N ° 06/2002
Buenos Aires, junio 25 de 2002.-
Un psicólogo diría que los conflictos no resueltos se vuelven a vivir. No parece casual que en la Argentina donde esa profesión tiene más clientela que en otras latitudes, la atracción por la violencia de una parte de la sociedad y la incapacidad para encararla de la otra, aparezcan una vez más en escena con ingredientes repetidos.
No pasaron años sino unos meses desde los hechos del 19 y 20 de diciembre que una investigación judicial atribuye a una operación orquestada para derribar al gobierno que había sido hasta ese momento de la Alianza y ese día se convirtió en el gobierno nada más que de Fernando de la Rua (nada hay más solitario que el fracaso).
Lo cierto es que hay sobrados motivos para pensar que el llamado movimiento piquetero fue un elemento asociado al golpe civil del 20 de diciembre que terminó con el sueño de que la Argentina tenía problemas pero había superado su decadencia. Los vínculos entre el peronismo de la Provincia de Buenos Aires y el piqueterismo no son ya un secreto para nadie. Algunos de sus dirigentes son frecuentes visitantes del presidente provisional y si bien no suspenden los piquetes por lluvia parecen a veces tener motivaciones parecidas para no llevarlos a cabo. Duhalde dijo, por si hicieran falta mayores precisiones, que si no fuera presidente sería piquetero y la subsistencia de esas organizaciones es debida básicamente a la dádiva oficial.
Todo esto muestra que una vez más desde la política peronista tradicional acostumbrada al arreo de personas y la utilización de la miseria con fines políticos (actividad que nadie condena moralmente en la Argentina) se coquetea con la violencia marxista creyendo que se la usa, para advertir tarde que ellos han sido los usados. Duhalde no ha echado a los estúpidos que gritan de la plaza todavía, pero la situación es muy parecida. Esperemos que a esto no le siga, como en esa época que tantos argentinos notables añoran, la organización de la venganza desde adentro del Estado por la parcialidad política que se sintió “traicionada”, sino la aplicación estricta de la Ley y la purga de quienes desde el poder hicieron crecer al monstruo.
No empezamos bien en ese sentido. No solo por la muerte de dos personas indefensas, sino por la impunidad total con la que el juez actuante premió las tropelías piqueteras y la figura benévola de “intimidación pública” que aplicó. Se trata de organizaciones con fines delictivos públicamente expuestos y con hechos múltiples transmitidos por televisión que se dan el lujo de anunciar frente a las cámaras un cronograma preciso de delitos contra la libertad de circular, pero no hay juez o fiscal que parezcan dispuestos a utilizar el tipo delictivo específico para esta situación, el de la asociación ilícita, que tienen reservado para acometidas políticamente más redituables.
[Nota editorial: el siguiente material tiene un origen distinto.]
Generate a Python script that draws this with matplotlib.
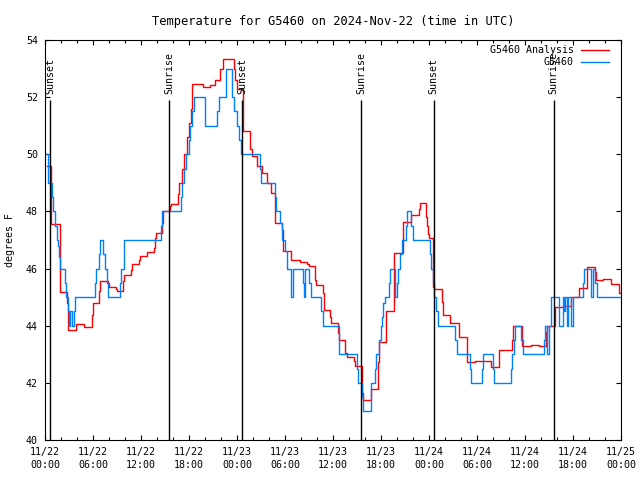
import matplotlib
matplotlib.use("Agg")
import matplotlib.pyplot as plt
from matplotlib.ticker import MultipleLocator

plt.rcParams['font.family'] = ['DejaVu Sans Mono']
plt.rcParams['font.size'] = 7.2

# hours since 2024-11-22 00:00 UTC
obs_hours = [0.25, 0.4, 0.875, 1.04, 1.25, 1.46, 1.58, 1.75, 1.83, 2.46, 2.58, 2.875, 3.0, 3.17,
             3.42, 3.625, 3.75, 6.25, 6.42, 6.75, 6.875, 7.29, 7.46, 7.79, 7.92, 9.33, 9.54, 9.875,
             14.46, 14.6, 16.96, 17.16, 17.38, 17.58, 18.0, 18.12, 18.4, 18.6, 20.0, 21.5, 21.7,
             22.6, 23.4, 23.6, 24.0, 24.3, 24.5, 26.9, 27.0, 28.75, 28.85, 29.4, 29.6, 30.0, 30.2,
             30.7, 31.0, 32.2, 32.4, 32.5, 33.0, 33.3, 34.5, 34.7, 36.7, 36.8, 39.0, 39.1, 39.6,
             39.7, 40.7, 40.8, 41.3, 41.4, 41.7, 41.95, 42.1, 42.3, 42.5, 43.0, 43.1, 43.75, 44.0,
             44.1, 44.4, 44.6, 45.1, 45.2, 45.8, 46.0, 48.1, 48.3, 48.5, 48.6, 48.9, 49.1, 51.25,
             51.45, 53.1, 53.2, 54.6, 54.8, 56.0, 56.1, 58.25, 58.4, 58.6, 58.8, 59.5, 59.7, 62.4,
             62.5, 62.75, 63.0, 63.2, 63.3, 64.3, 64.7, 64.9, 65.05, 65.2, 65.35, 65.8, 65.95,
             67.3, 67.4, 68.25, 68.5, 68.8, 69.0, 72.0]
obs_temp = [50.0, 49.0, 48.5, 48.0, 47.5, 47.0, 46.8, 46.4, 46.0, 45.5, 45.0, 44.5, 44.0, 44.5,
            44.0, 44.5, 45.0, 45.5, 46.0, 46.5, 47.0, 46.5, 46.0, 45.5, 45.0, 45.5, 46.0, 47.0,
            47.5, 48.0, 48.5, 49.0, 49.5, 50.0, 50.5, 51.0, 51.5, 52.0, 51.0, 51.5, 52.0,
            53.0, 52.0, 51.5, 51.0, 50.5, 50.0, 49.5, 49.0, 48.5, 48.0, 47.6, 47.0, 46.6, 46.0,
            45.0, 46.0, 45.5, 45.0, 46.0, 45.5, 45.0, 44.5, 44.0, 43.5, 43.0, 42.5, 42.0, 41.5,
            41.0, 41.5, 42.0, 42.5, 43.0, 43.5, 44.0, 44.3, 44.8, 45.0, 45.5, 46.0, 45.0, 45.5,
            46.0, 46.5, 47.0, 47.5, 48.0, 47.5, 47.0, 46.5, 46.0, 45.5, 45.0, 44.5, 44.0, 43.5,
            43.0, 42.5, 42.0, 42.5, 43.0, 42.5, 42.0, 42.5, 43.0, 43.5, 44.0, 43.5, 43.0, 43.5,
            44.0, 43.0, 44.0, 44.5, 45.0, 44.0, 45.0, 44.5, 45.0, 44.0, 45.0, 44.0, 45.0,
            45.5, 46.0, 45.0, 46.0, 45.5, 45.0, 45.0]

ana_hours = [0.25, 0.8, 1.83, 2.7, 2.9, 3.83, 4.875, 5.83, 5.95, 6.75, 6.9, 7.83, 7.95, 8.875,
             9.0, 9.8, 9.9, 10.8, 10.9, 11.8, 11.9, 12.7, 12.8, 13.67, 13.75, 13.85, 14.6, 14.7,
             15.6, 15.7, 16.67, 16.8, 17.1, 17.4, 17.7, 18.0, 18.2, 18.4, 19.7, 20.6, 21.3, 21.9,
             22.3, 23.6, 23.8, 24.0, 24.7, 25.6, 25.9, 26.5, 27.1, 27.8, 28.3, 28.8, 29.6, 29.7,
             29.8, 30.7, 31.9, 32.8, 33.0, 33.75, 33.85, 34.7, 34.85, 35.6, 35.7, 36.6, 36.75,
             37.5, 37.7, 38.6, 38.7, 39.6, 39.75, 40.7, 41.67, 41.8, 42.6, 43.6, 44.7, 44.8, 45.7,
             46.7, 46.9, 47.6, 47.75, 47.85, 48.0, 48.5, 48.6, 49.6, 49.7, 50.6, 51.7, 51.8, 52.7,
             52.8, 53.75, 55.8, 56.7, 58.4, 58.5, 59.6, 60.75, 61.7, 62.6, 62.7, 63.7, 64.8, 65.7,
             65.8, 66.75, 67.7, 68.7, 68.85, 69.8, 70.75, 71.7, 72.0]
ana_temp = [49.6, 47.56, 45.17, 44.8, 43.85, 44.06, 43.97, 44.38, 44.78, 45.2, 45.56, 45.48, 45.37, 45.27,
            45.21, 45.56, 45.76, 45.95, 46.16, 46.3, 46.44, 46.5, 46.57, 46.71, 47.06, 47.23, 47.6, 48.0,
            48.2, 48.26, 48.6, 49.0, 49.5, 50.0, 50.6, 51.1, 51.6, 52.45, 52.35, 52.42, 52.6, 53.0,
            53.33, 53.0, 52.6, 52.3, 50.8, 50.17, 49.94, 49.6, 49.33, 48.98, 48.63, 47.58, 47.35, 47.06,
            46.63, 46.3, 46.22, 46.15, 46.09, 45.6, 45.43, 45.13, 44.55, 44.3, 44.08, 43.73, 43.5,
            43.03, 42.92, 42.75, 42.6, 41.63, 41.4, 41.78, 42.74, 43.42, 44.52, 46.53, 47.06, 47.62, 47.88,
            48.1, 48.28, 47.82, 47.5, 47.2, 47.06, 45.37, 45.3, 44.84, 44.38, 44.08, 43.85, 43.6, 43.15,
            42.74, 42.77, 42.57, 43.15, 43.5, 44.0, 43.3, 43.34, 43.3, 43.79, 44.0, 44.67, 44.7, 44.85,
            45.0, 45.33, 46.07, 45.89, 45.6, 45.64, 45.45, 45.13, 45.13]

sun_hours = [0.65, 15.54, 24.65, 39.54, 48.58, 63.58]
sun_labels = ["Sunset", "Sunrise", "Sunset", "Sunrise", "Sunset", "Sunrise"]

xtick_labels = ["11/22\n00:00", "11/22\n06:00", "11/22\n12:00", "11/22\n18:00",
                "11/23\n00:00", "11/23\n06:00", "11/23\n12:00", "11/23\n18:00",
                "11/24\n00:00", "11/24\n06:00", "11/24\n12:00", "11/24\n18:00",
                "11/25\n00:00"]

fig = plt.figure(figsize=(6.4, 4.8), dpi=100)
ax = fig.add_axes([45/640, 40/480, 576/640, 400/480])

ax.step(ana_hours, ana_temp, where='post', color='#ff0000', lw=1.0)
ax.step(obs_hours, obs_temp, where='post', color='#0080ff', lw=1.0)

# sunrise / sunset markers
ax.vlines(sun_hours, 40, 51.9, color='black', lw=1.0)
for h, lbl in zip(sun_hours, sun_labels):
    ax.text(h, 52.12, lbl, rotation=90, ha='center', va='bottom')

ax.set_xlim(0, 72)
ax.set_ylim(40, 54)
ax.set_xticks(range(0, 73, 6))
ax.set_xticklabels(xtick_labels, linespacing=1.35)
ax.xaxis.set_minor_locator(MultipleLocator(2))
ax.set_yticks(range(40, 55, 2))
ax.tick_params(which='both', direction='in', top=True, right=True, width=0.8)
ax.tick_params(which='major', length=3.8, pad=5)
ax.tick_params(which='minor', length=1.9)
for s in ax.spines.values():
    s.set_linewidth(0.8)

ax.set_title("Temperature for G5460 on 2024-Nov-22 (time in UTC)", pad=11)
fig.text(10/640, 0.5, "degrees F", rotation=90, ha='center', va='center')

# key, gnuplot style (text right aligned, sample to the right)
for i, (lbl, col) in enumerate([("G5460 Analysis", '#ff0000'), ("G5460", '#0080ff')]):
    y = 0.975 - i * 0.03
    ax.text(0.918, y, lbl, transform=ax.transAxes, ha='right', va='center')
    ax.plot([0.931, 0.979], [y, y], transform=ax.transAxes, color=col, lw=1.0)

fig.savefig("out.png", dpi=100)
La reacción contra la brutalidad debe provenir de la Ley, pero cuando las instituciones huyen o simpatizan con los agresores, y de eso sabemos bastante, la única respuesta que se presenta es una brutalidad igual de signo contrario.
Si el piqueterismo fuera investigado como asociación ilícita, las consecuencias ya no las sufrirían algunos pocos infelices eternamente utilizados como carne de cañón sino los cabecillas de la organización que ni siquiera se tapan el rostro con un pañuelo porque saben que en la Argentina si se está de cierto lado del espectro ideológico se está más allá de la Ley.
Mientras tanto entre la violencia política, los delincuentes con uniforme, los delincuentes sin uniforme y el Estado asaltante autor de corralitos, devaluaciones y pesificaciones, se encuentra siempre como víctima el grueso de la población. El asunto es si esa población cuenta con valores que le permitan pararse correctamente frente a los acontecimientos o más bien contribuye de manera inconsciente, si distingue a los que atacan de los que se defienden, si premia el trabajo o el vivir de regalado, si respalda a quienes tienen que defenderla de todos esos males o glorifica al Che Guevara. Habrá entonces que decidir no estar del lado equivocado una vez más, o repetir la historia.